Only the lines from the start of the data through the line containing "import seaborn as sns" should be written out, exactly as they are, with both ends included and the pictures left out.

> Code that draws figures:
--- Start ---

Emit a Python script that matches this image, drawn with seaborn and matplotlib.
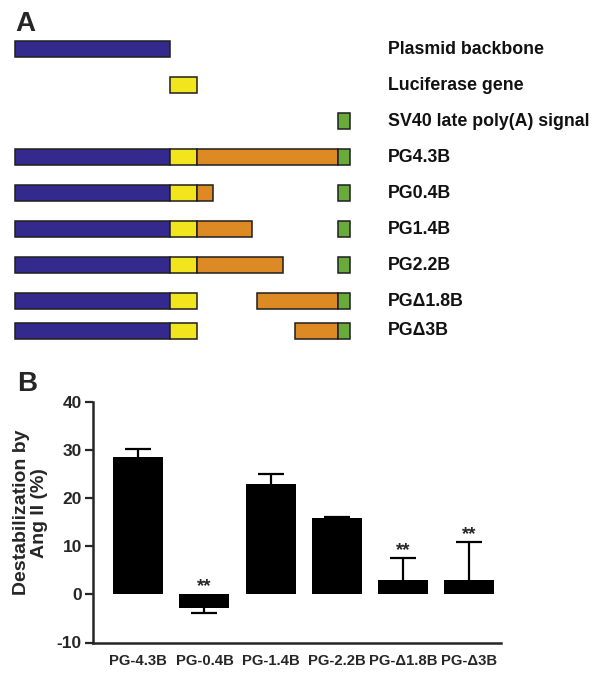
import numpy as np
import pandas as pd
import matplotlib
matplotlib.use("Agg")
import matplotlib.pyplot as plt
import matplotlib.transforms as mtransforms
import seaborn as sns

# ---------------- Panel A data ----------------
row_labels = ["Plasmid backbone", "Luciferase gene", "SV40 late poly(A) signal",
              "PG4.3B", "PG0.4B", "PG1.4B", "PG2.2B", "PG\u03941.8B", "PG\u03943B"]

backbone_rows = [0, 3, 4, 5, 6, 7, 8]
backbone_start = [0.0] * 7
backbone_end = [15.5] * 7

luciferase_rows = [1, 3, 4, 5, 6, 7, 8]
luciferase_start = [15.5] * 7
luciferase_end = [18.2] * 7

insert_rows = [3, 4, 5, 6, 7, 8]
insert_start = [18.2, 18.2, 18.2, 18.2, 24.2, 28.0]
insert_end = [32.3, 19.8, 23.7, 26.8, 32.3, 32.3]

polya_rows = [2, 3, 4, 5, 6, 7, 8]
polya_start = [32.3] * 7
polya_end = [33.5] * 7

# ---------------- Panel B data ----------------
constructs = ["PG-4.3B", "PG-0.4B", "PG-1.4B", "PG-2.2B", "PG-\u03941.8B", "PG-\u03943B"]
destab = [28.5, -2.8, 23.0, 15.9, 2.9, 2.9]
sem = [1.8, 1.1, 2.1, 0.2, 4.7, 7.9]
signif = ["", "**", "", "", "**", "**"]

# ---------------- style ----------------
sns.set_style("ticks")
plt.rcParams["font.family"] = ["Liberation Sans", "DejaVu Sans"]
plt.rcParams["font.weight"] = "bold"

BLUE = "#34298c"
YELLOW = "#f2e51e"
ORANGE = "#de8a24"
GREEN = "#68ab3a"
EDGE = "#1e1e1e"

W, H = 600, 676
fig = plt.figure(figsize=(W / 100, H / 100), dpi=100)

# ---------------- Panel A ----------------
row_pos = [0, 1, 2, 3, 4, 5, 6, 7, 7.83]
px_per_row = 36.0
axA = fig.add_axes([15 / W, 1 - 345 / H, (350 - 15) / W, 345 / H])
axA.set_xlim(0, 33.5)
axA.set_ylim((345 - 49) / px_per_row, -49 / px_per_row)
axA.axis("off")

segments = pd.concat([
    pd.DataFrame({"row": backbone_rows, "start": backbone_start, "end": backbone_end, "color": BLUE}),
    pd.DataFrame({"row": luciferase_rows, "start": luciferase_start, "end": luciferase_end, "color": YELLOW}),
    pd.DataFrame({"row": insert_rows, "start": insert_start, "end": insert_end, "color": ORANGE}),
    pd.DataFrame({"row": polya_rows, "start": polya_start, "end": polya_end, "color": GREEN}),
], ignore_index=True)
segments["y"] = [row_pos[r] for r in segments["row"]]

axA.barh(segments["y"], segments["end"] - segments["start"], left=segments["start"],
         height=0.43, color=segments["color"], edgecolor=EDGE, linewidth=1.1, clip_on=False)

trans = mtransforms.blended_transform_factory(fig.transFigure, axA.transData)
for i, lab in enumerate(row_labels):
    axA.text(388 / W, row_pos[i], lab, transform=trans, ha="left", va="center",
             fontsize=12.8, fontweight="bold", color="#111111")

fig.text(15 / W, 1 - 31 / H, "A", fontsize=20, fontweight="bold", ha="left", va="baseline")
fig.text(17 / W, 1 - 391 / H, "B", fontsize=20, fontweight="bold", ha="left", va="baseline")

# ---------------- Panel B ----------------
top_px, bot_px = 402.0, 642.5
left_px, right_px = 93.0, 501.0
axB = fig.add_axes([left_px / W, 1 - bot_px / H, (right_px - left_px) / W, (bot_px - top_px) / H])
dfB = pd.DataFrame({"construct": constructs, "value": destab})
sns.barplot(data=dfB, x="construct", y="value", color="black", width=0.755,
            saturation=1, edgecolor="black", linewidth=0, ax=axB)

xpos = np.arange(len(constructs))
vals = np.array(destab)
errs = np.array(sem)
lower = np.where(vals < 0, errs, 0)
upper = np.where(vals >= 0, errs, 0)
_, caps, _ = axB.errorbar(xpos, vals, yerr=[lower, upper], fmt="none", ecolor="black",
                          elinewidth=1.6, capsize=9.7, capthick=1.6, zorder=3)
# keep only the cap at the far end of each one-sided error bar
lo_cap, hi_cap = caps
lo_cap.set_data(xpos[lower > 0], (vals - lower)[lower > 0])
hi_cap.set_data(xpos[upper > 0], (vals + upper)[upper > 0])

for xi, v, e, s in zip(xpos, vals, errs, signif):
    if s:
        top = max(v, 0) + (e if v >= 0 else 0)
        axB.text(xi, top + 1.6, s, ha="center", va="center", fontsize=13.5,
                 fontweight="bold")

axB.set_xlim(-0.684, 5.479)
axB.set_ylim(-10, 40)
axB.set_yticks([-10, 0, 10, 20, 30, 40])
axB.set_yticklabels(["-10", "0", "10", "20", "30", "40"], fontsize=12.5, fontweight="bold")
axB.set_xticks(xpos)
axB.set_xticklabels(constructs, fontsize=10.7, fontweight="bold")
axB.tick_params(axis="y", length=6, width=1.6, direction="out", pad=2)
axB.tick_params(axis="x", length=0, pad=8)
for sp in ["top", "right"]:
    axB.spines[sp].set_visible(False)
for sp in ["left", "bottom"]:
    axB.spines[sp].set_linewidth(1.8)
axB.set_xlabel("")
axB.set_ylabel("Destabilization by\nAng II (%)", fontsize=14, fontweight="bold",
               linespacing=1.1)
axB.yaxis.set_label_coords(-0.11, 0.54)
axB.yaxis.label.set_va("bottom")

fig.savefig("out.png", dpi=100, facecolor="white")
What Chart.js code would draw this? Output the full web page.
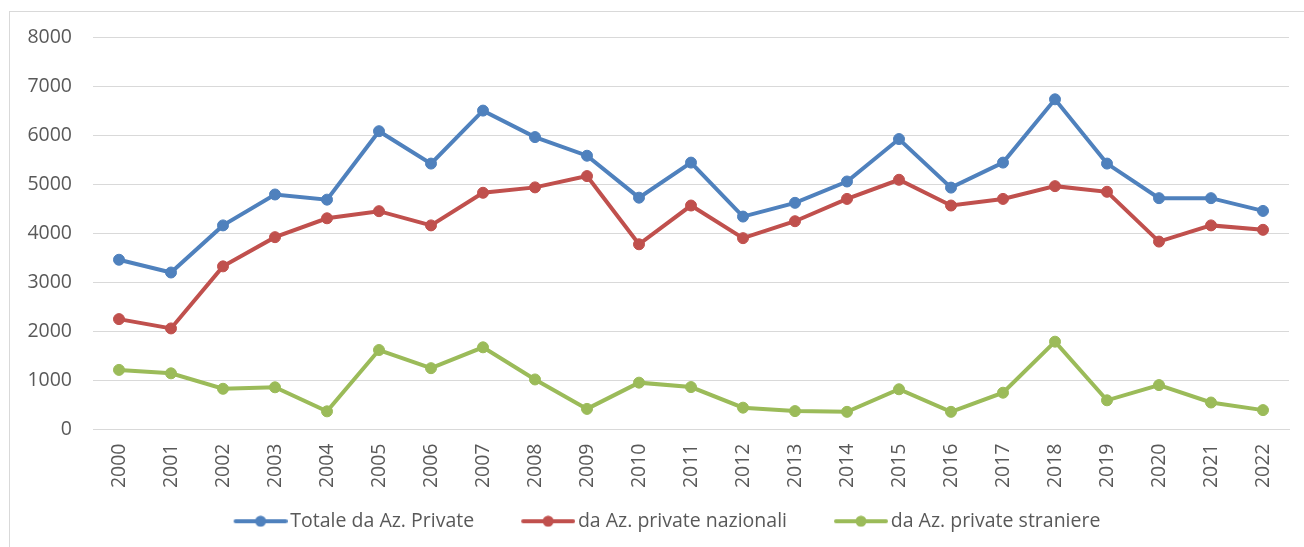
<!DOCTYPE html>
<html>
<head>
<meta charset="utf-8">
<script src="https://cdn.jsdelivr.net/npm/chart.js@4.4.1/dist/chart.umd.min.js"></script>
<style>
  html, body { margin: 0; padding: 0; background: #fff; }
  #wrap { position: relative; width: 1304px; height: 547px; overflow: hidden; }
  #frame { position: absolute; left: 9px; top: 11px; width: 1400px; height: 600px;
           border-left: 1px solid #d9d9d9; border-top: 1px solid #d9d9d9; }
  canvas { position: absolute; left: 0; top: 0; }
</style>
</head>
<body>
<div id="wrap">
  <div id="frame"></div>
  <canvas id="chart" width="1304" height="547"></canvas>
</div>
<script>
// anni
const years = ['2000', '2001', '2002', '2003', '2004', '2005', '2006', '2007', '2008', '2009', '2010', '2011',
  '2012', '2013', '2014', '2015', '2016', '2017', '2018', '2019', '2020', '2021', '2022'];

// valori
const totale = [3460, 3200, 4160, 4790, 4685, 6080, 5420, 6500, 5960, 5580, 4725, 5440,
  4340, 4620, 5055, 5920, 4930, 5440, 6730, 5420, 4715, 4715, 4455];
const nazionali = [2250, 2060, 3325, 3920, 4305, 4450, 4160, 4825, 4935, 5165, 3775, 4565,
  3900, 4245, 4700, 5090, 4565, 4700, 4960, 4845, 3830, 4160, 4070];
const straniere = [1215, 1145, 830, 860, 370, 1620, 1250, 1675, 1020, 420, 955, 865,
  445, 375, 360, 820, 360, 750, 1790, 595, 905, 550, 395];

const seriesNames = ['Totale da Az. Private', 'da Az. private nazionali', 'da Az. private straniere'];
const seriesColors = ['#4F81BD', '#C0504D', '#9BBB59'];
const yTicks = [0, 1000, 2000, 3000, 4000, 5000, 6000, 7000, 8000];

const FONT = '"Open Sans", Lato, sans-serif';
const FONT_SIZE = 19.5;

// simbolo legenda: linea con cerchio come in Excel,
// con spazio vuoto a sinistra per distanziare le voci
const SYM_LEN = 54;
const BOX_W = 92;          // pointStyleWidth
const OVER = 7;            // il simbolo sporge verso il testo
function legendSymbol(color) {
  const c = document.createElement('canvas');
  c.width = BOX_W + 2 * OVER;
  c.height = 12;
  const g = c.getContext('2d');
  const x0 = c.width - SYM_LEN;
  g.strokeStyle = color;
  g.lineWidth = 4;
  g.beginPath();
  g.moveTo(x0 + 2, 6);
  g.lineTo(c.width - 2, 6);
  g.lineCap = 'round';
  g.stroke();
  g.fillStyle = color;
  g.beginPath();
  g.arc(x0 + SYM_LEN / 2, 6, 5.5, 0, Math.PI * 2);
  g.fill();
  return c;
}

const allData = [totale, nazionali, straniere];
const datasets = allData.map((values, i) => ({
  label: seriesNames[i],
  data: values,
  borderColor: seriesColors[i],
  backgroundColor: seriesColors[i],
  pointBackgroundColor: seriesColors[i],
  pointBorderColor: seriesColors[i],
  borderWidth: 4,
  pointRadius: 5.5,
  pointBorderWidth: 1,
  pointStyle: 'circle',
  tension: 0,
  fill: false,
}));

new Chart(document.getElementById('chart').getContext('2d'), {
  type: 'line',
  data: { labels: years, datasets },
  options: {
    responsive: false,
    animation: false,
    devicePixelRatio: 1,
    layout: { padding: { left: 0, right: 15, top: 37, bottom: 6 } },
    plugins: {
      tooltip: { enabled: false },
      legend: {
        position: 'bottom',
        labels: {
          font: { family: FONT, size: FONT_SIZE },
          color: '#595959',
          usePointStyle: true,
          pointStyleWidth: BOX_W,
          padding: 2,
          generateLabels: (chart) => chart.data.datasets.map((ds, i) => ({
            text: ds.label,
            fillStyle: ds.borderColor,
            strokeStyle: ds.borderColor,
            lineWidth: 0,
            pointStyle: legendSymbol(ds.borderColor),
            datasetIndex: i,
            fontColor: '#595959',
          })),
        },
      },
    },
    scales: {
      x: {
        offset: true,
        grid: { display: false, drawTicks: false },
        border: { display: true, color: '#d9d9d9', width: 1 },
        ticks: {
          font: { family: FONT, size: FONT_SIZE },
          color: '#595959',
          minRotation: 90,
          maxRotation: 90,
          padding: 14,
          autoSkip: false,
        },
        afterFit: (scale) => { scale.height = 80; },
      },
      y: {
        min: 0,
        max: 8000,
        afterBuildTicks: (scale) => { scale.ticks = yTicks.map(v => ({ value: v })); },
        grid: { color: '#d9d9d9', lineWidth: 1, drawTicks: false },
        border: { display: false },
        ticks: {
          font: { family: FONT, size: FONT_SIZE },
          color: '#595959',
          padding: 21,
          callback: (v) => String(v),
        },
        afterFit: (scale) => { scale.width = 93; },
      },
    },
  },
});
</script>
</body>
</html>
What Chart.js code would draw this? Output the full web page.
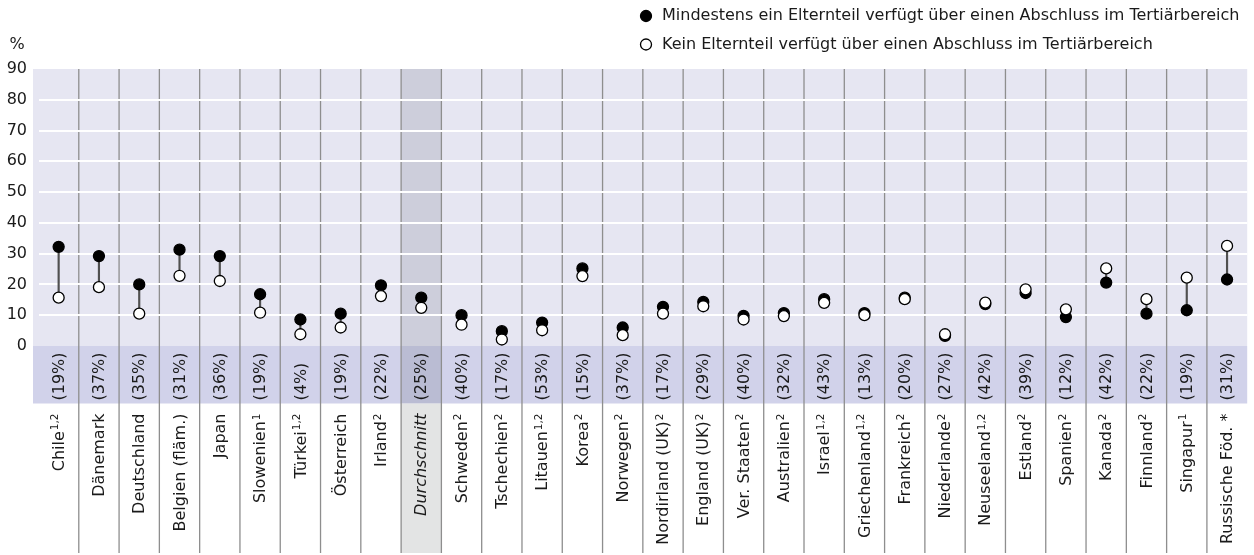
<!DOCTYPE html>
<html>
<head>
<meta charset="utf-8">
<script src="https://cdn.jsdelivr.net/npm/chart.js@4.4.1/dist/chart.umd.min.js"></script>
<style>
body { margin: 0; background: #fff; }
#wrap { width: 1254px; height: 555px; position: relative; }
</style>
</head>
<body>
<div id="wrap"><canvas id="chart"></canvas></div>
<script>
// categories, footnote markers and share of students (shown in brackets)
var countries = ['Chile', 'Dänemark', 'Deutschland', 'Belgien (fläm.)', 'Japan', 'Slowenien', 'Türkei', 'Österreich', 'Irland', 'Durchschnitt',
	'Schweden', 'Tschechien', 'Litauen', 'Korea', 'Norwegen', 'Nordirland (UK)', 'England (UK)', 'Ver. Staaten', 'Australien', 'Israel',
	'Griechenland', 'Frankreich', 'Niederlande', 'Neuseeland', 'Estland', 'Spanien', 'Kanada', 'Finnland', 'Singapur', 'Russische Föd. *'];
var notes = ['1,2', '', '', '', '', '1', '1,2', '', '2', '',
	'2', '2', '1,2', '2', '2', '2', '2', '2', '2', '1,2',
	'1,2', '2', '2', '1,2', '2', '2', '2', '2', '1', ''];
var shares = ['19%', '37%', '35%', '31%', '36%', '19%', '4%', '19%', '22%', '25%',
	'40%', '17%', '53%', '15%', '37%', '17%', '29%', '40%', '32%', '43%',
	'13%', '20%', '27%', '42%', '39%', '12%', '42%', '22%', '19%', '31%'];

// at least one parent with tertiary degree
var withDegree = [32.2, 29.2, 20.0, 31.3, 29.2, 16.8, 8.6, 10.5, 19.7, 15.7,
	10.0, 4.8, 7.6, 25.2, 6.0, 12.7, 14.3, 9.8, 10.7, 15.2,
	10.7, 15.7, 3.3, 13.6, 17.2, 9.4, 20.6, 10.5, 11.6, 21.6];
// no parent with tertiary degree
var withoutDegree = [15.7, 19.1, 10.5, 22.8, 21.1, 10.8, 3.8, 6.0, 16.2, 12.4,
	6.9, 2.1, 5.1, 22.7, 3.5, 10.5, 12.9, 8.6, 9.7, 14.0,
	10.0, 15.2, 3.8, 14.1, 18.4, 11.9, 25.2, 15.2, 22.2, 32.5];

var yTicks = [0, 10, 20, 30, 40, 50, 60, 70, 80, 90];
var legendLabels = ['Mindestens ein Elternteil verfügt über einen Abschluss im Tertiärbereich',
	'Kein Elternteil verfügt über einen Abschluss im Tertiärbereich'];

var FONT = '"DejaVu Sans", Verdana, sans-serif';
var avgIndex = countries.indexOf('Durchschnitt');

var backdrop = {
	id: 'backdrop',
	beforeDraw: function(chart)
	{
		var ctx = chart.ctx;
		var area = chart.chartArea;
		var x = chart.scales.x;
		var y = chart.scales.y;
		var y0 = y.getPixelForValue(0);
		var colW = x.getPixelForValue(1) - x.getPixelForValue(0);
		var left = area.left - 5.5;
		var bottom = chart.height - 2;

		ctx.save();
		ctx.fillStyle = '#e6e6f2';
		ctx.fillRect(left, area.top, area.right - left, y0 - area.top);
		ctx.fillStyle = '#d1d2ea';
		ctx.fillRect(left, y0, area.right - left, area.bottom - y0);

		// average column
		var ax = x.getPixelForValue(avgIndex) - colW / 2;
		ctx.fillStyle = '#cdcedb';
		ctx.fillRect(ax, area.top, colW, y0 - area.top);
		ctx.fillStyle = '#babcd3';
		ctx.fillRect(ax, y0, colW, area.bottom - y0);
		ctx.fillStyle = '#e3e4e4';
		ctx.fillRect(ax, area.bottom, colW, bottom - area.bottom);

		// column dividers
		ctx.strokeStyle = '#8e8e8e';
		ctx.lineWidth = 1.3;
		for (var i = 1; i < countries.length; i++)
		{
			var xx = x.getPixelForValue(i) - colW / 2;
			ctx.beginPath();
			ctx.moveTo(xx, area.top);
			ctx.lineTo(xx, bottom);
			ctx.stroke();
		}
		ctx.restore();
	},
	afterDraw: function(chart)
	{
		var ctx = chart.ctx;
		var area = chart.chartArea;
		var x = chart.scales.x;

		ctx.save();
		ctx.fillStyle = '#1a1a1a';
		ctx.textBaseline = 'middle';

		countries.forEach(function(name, i)
		{
			var xc = x.getPixelForValue(i) + 1;
			var italic = i == avgIndex ? 'italic ' : '';

			// share in brackets, inside the band
			ctx.save();
			ctx.translate(xc, area.bottom - 3);
			ctx.rotate(-Math.PI / 2);
			ctx.textAlign = 'left';
			ctx.font = '16px ' + FONT;
			ctx.fillText('(' + shares[i] + ')', 0, 0);
			ctx.restore();

			// country name with raised footnote markers
			ctx.save();
			ctx.translate(xc, area.bottom + 10);
			ctx.rotate(-Math.PI / 2);
			ctx.textAlign = 'left';
			ctx.font = italic + '16px ' + FONT;
			var wBase = ctx.measureText(name).width;
			ctx.font = '10.5px ' + FONT;
			var wSup = notes[i] ? ctx.measureText(notes[i]).width + 1 : 0;
			ctx.font = italic + '16px ' + FONT;
			ctx.fillText(name, -(wBase + wSup), 0);
			if (notes[i])
			{
				ctx.font = '10.5px ' + FONT;
				ctx.fillText(notes[i], -wSup + 1, -4);
			}
			ctx.restore();
		});

		// unit
		ctx.font = '16px ' + FONT;
		ctx.textAlign = 'center';
		ctx.fillText('%', 17, 45);

		// legend
		ctx.textAlign = 'left';
		ctx.font = '16px ' + FONT;
		legendLabels.forEach(function(label, i)
		{
			var ly = 16 + i * 28.5;
			ctx.beginPath();
			ctx.arc(646, ly, 5.5, 0, Math.PI * 2);
			ctx.fillStyle = i == 0 ? '#000' : '#fff';
			ctx.fill();
			ctx.lineWidth = 1.3;
			ctx.strokeStyle = '#000';
			ctx.stroke();
			ctx.fillStyle = '#1a1a1a';
			ctx.fillText(label, 662, ly);
		});
		ctx.restore();
	}
};

new Chart(document.getElementById('chart').getContext('2d'), {
	data: {
		labels: countries,
		datasets: [
			{
				type: 'bar',
				data: withDegree.map(function(v, i) { return [withoutDegree[i], v]; }),
				backgroundColor: '#505050',
				barThickness: 1.5,
				order: 3
			},
			{
				type: 'line',
				data: withDegree,
				showLine: false,
				pointRadius: 5.5,
				pointBackgroundColor: '#000',
				pointBorderColor: '#000',
				pointBorderWidth: 1.3,
				order: 2
			},
			{
				type: 'line',
				data: withoutDegree,
				showLine: false,
				pointRadius: 5.5,
				pointBackgroundColor: '#fff',
				pointBorderColor: '#000',
				pointBorderWidth: 1.3,
				order: 1
			}
		]
	},
	options: {
		responsive: true,
		maintainAspectRatio: false,
		animation: false,
		layout: { padding: { top: 69, right: 6.5, bottom: 151.5, left: 0 } },
		plugins: { legend: { display: false }, tooltip: { enabled: false } },
		scales: {
			x: {
				type: 'category',
				offset: true,
				display: false,
				grid: { display: false }
			},
			y: {
				min: -18.7,
				max: 90,
				afterFit: function(scale) { scale.width = 38.5; },
				afterBuildTicks: function(scale) { scale.ticks = yTicks.map(function(v) { return { value: v }; }); },
				border: { display: false },
				grid: {
					drawTicks: false,
					lineWidth: 2,
					color: function(c) { return c.tick && c.tick.value > 0 && c.tick.value < 90 ? '#ffffff' : 'rgba(0,0,0,0)'; }
				},
				ticks: {
					padding: 11.5,
					color: '#1a1a1a',
					font: { family: FONT, size: 16 }
				}
			}
		}
	},
	plugins: [backdrop]
});
</script>
</body>
</html>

--- End ---

> Answer for the task:
Emit a Python script that matches this image, drawn with seaborn and matplotlib.
import numpy as np
import pandas as pd
import matplotlib
matplotlib.use("Agg")
import matplotlib.pyplot as plt
import matplotlib.transforms as mtransforms
import seaborn as sns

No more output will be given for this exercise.